Written exercise
Identify all lines below that hold "code" and collect them.

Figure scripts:
— start —
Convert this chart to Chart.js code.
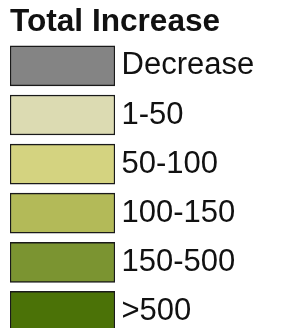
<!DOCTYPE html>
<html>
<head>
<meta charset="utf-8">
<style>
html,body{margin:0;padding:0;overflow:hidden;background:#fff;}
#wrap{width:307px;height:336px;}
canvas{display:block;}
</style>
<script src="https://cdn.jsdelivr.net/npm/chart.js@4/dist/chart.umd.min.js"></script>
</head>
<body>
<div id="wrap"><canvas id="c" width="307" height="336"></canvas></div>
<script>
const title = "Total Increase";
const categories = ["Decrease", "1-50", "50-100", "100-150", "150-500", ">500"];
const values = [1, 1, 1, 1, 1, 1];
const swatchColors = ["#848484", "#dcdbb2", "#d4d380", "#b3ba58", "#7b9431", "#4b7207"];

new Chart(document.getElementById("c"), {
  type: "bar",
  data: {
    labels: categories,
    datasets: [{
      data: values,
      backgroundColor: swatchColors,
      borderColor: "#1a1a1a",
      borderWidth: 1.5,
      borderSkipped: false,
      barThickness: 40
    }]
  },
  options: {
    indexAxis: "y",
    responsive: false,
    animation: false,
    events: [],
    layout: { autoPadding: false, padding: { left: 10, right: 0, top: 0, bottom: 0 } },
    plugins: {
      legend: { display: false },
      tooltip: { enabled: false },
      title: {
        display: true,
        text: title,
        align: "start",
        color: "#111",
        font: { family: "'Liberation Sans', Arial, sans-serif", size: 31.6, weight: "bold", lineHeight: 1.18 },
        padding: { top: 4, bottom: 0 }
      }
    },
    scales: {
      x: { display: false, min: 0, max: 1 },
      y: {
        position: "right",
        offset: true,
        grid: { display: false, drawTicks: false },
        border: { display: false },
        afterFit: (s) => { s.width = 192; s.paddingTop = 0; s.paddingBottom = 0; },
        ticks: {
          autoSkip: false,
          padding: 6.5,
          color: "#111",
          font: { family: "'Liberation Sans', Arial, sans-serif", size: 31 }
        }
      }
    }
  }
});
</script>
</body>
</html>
— end —
— start —
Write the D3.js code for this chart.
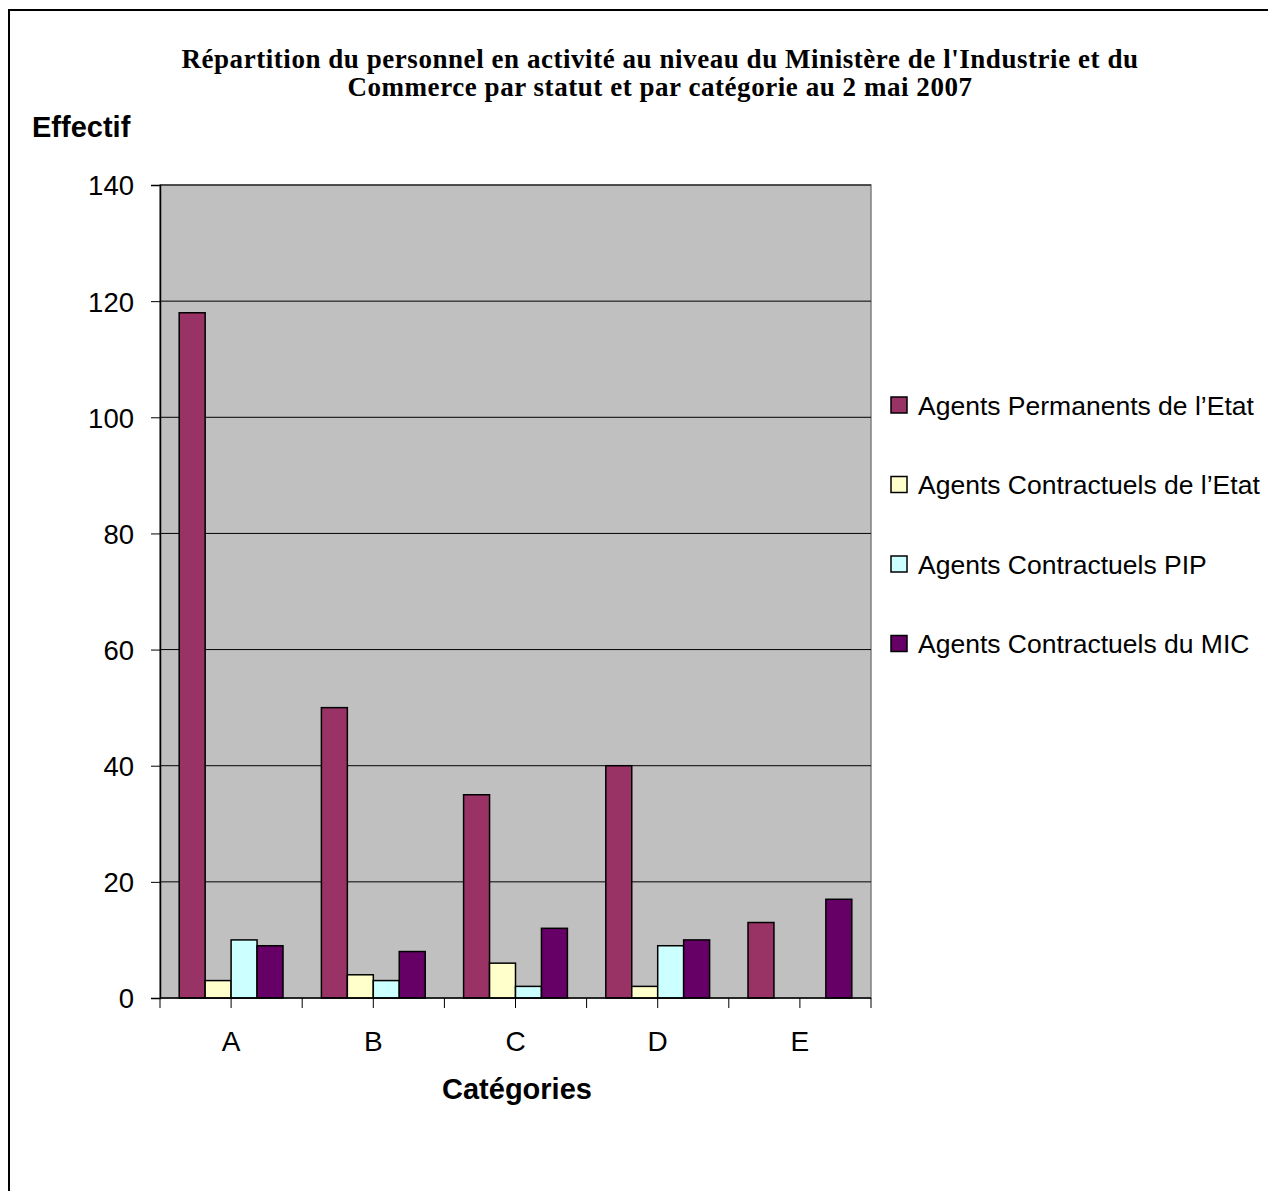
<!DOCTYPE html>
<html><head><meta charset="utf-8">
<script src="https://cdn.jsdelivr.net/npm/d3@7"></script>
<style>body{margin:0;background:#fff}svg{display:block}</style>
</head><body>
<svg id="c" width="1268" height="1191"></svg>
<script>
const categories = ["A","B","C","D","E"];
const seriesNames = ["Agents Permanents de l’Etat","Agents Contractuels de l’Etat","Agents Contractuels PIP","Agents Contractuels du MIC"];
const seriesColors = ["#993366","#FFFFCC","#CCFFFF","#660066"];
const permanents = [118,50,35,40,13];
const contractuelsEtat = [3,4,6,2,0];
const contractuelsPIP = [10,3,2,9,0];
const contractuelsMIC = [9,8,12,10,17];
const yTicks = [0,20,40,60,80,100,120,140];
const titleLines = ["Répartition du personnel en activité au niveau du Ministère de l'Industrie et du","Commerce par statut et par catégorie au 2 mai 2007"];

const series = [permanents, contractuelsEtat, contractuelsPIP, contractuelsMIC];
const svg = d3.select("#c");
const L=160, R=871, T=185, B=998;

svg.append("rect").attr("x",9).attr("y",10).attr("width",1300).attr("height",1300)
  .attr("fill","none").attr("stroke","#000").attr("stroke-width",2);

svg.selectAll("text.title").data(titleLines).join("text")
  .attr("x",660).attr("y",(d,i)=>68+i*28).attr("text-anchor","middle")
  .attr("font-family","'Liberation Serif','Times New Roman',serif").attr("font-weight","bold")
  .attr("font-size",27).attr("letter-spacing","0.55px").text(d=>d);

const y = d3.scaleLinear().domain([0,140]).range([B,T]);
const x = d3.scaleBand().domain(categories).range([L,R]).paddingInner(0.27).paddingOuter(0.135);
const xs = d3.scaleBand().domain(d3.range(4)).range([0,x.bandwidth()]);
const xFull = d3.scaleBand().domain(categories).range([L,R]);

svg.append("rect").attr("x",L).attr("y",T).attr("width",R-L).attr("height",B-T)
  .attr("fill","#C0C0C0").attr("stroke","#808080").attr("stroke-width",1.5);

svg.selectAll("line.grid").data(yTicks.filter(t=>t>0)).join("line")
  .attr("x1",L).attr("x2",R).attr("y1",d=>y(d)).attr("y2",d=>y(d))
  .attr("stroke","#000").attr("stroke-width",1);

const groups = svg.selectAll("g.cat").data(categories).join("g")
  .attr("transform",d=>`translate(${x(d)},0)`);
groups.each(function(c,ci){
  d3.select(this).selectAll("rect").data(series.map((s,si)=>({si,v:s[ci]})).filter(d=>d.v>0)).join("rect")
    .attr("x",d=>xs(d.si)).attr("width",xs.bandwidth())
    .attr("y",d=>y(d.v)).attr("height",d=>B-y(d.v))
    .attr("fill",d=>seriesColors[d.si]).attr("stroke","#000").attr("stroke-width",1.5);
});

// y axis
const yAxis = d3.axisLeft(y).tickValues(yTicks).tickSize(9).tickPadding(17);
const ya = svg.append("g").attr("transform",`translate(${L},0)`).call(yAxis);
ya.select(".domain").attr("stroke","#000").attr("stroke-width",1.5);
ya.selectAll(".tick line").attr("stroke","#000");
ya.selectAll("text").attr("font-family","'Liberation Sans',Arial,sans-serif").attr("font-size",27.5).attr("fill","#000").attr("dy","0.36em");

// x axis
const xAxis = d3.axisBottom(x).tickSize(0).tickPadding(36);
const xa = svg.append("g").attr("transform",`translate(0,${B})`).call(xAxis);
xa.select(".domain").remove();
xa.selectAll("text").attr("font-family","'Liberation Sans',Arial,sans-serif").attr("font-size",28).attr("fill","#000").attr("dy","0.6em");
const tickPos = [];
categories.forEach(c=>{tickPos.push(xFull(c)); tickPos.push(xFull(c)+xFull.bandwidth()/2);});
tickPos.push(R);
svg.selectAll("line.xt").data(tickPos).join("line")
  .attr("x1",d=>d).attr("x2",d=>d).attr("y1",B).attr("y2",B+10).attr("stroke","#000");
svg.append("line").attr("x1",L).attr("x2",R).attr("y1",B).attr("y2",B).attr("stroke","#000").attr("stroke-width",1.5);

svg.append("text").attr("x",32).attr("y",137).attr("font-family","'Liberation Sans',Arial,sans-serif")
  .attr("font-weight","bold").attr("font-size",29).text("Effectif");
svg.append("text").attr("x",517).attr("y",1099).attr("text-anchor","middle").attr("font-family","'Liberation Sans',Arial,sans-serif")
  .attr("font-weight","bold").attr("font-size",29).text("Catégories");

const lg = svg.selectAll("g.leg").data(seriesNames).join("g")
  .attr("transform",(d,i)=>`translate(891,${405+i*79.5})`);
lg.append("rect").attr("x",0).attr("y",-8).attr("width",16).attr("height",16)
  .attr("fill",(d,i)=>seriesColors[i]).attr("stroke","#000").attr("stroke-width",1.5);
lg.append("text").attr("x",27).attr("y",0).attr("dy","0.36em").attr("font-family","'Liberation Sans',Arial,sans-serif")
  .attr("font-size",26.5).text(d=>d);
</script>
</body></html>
— end —
Reply
Convert this chart to Chart.js code.
Write the D3.js code for this chart.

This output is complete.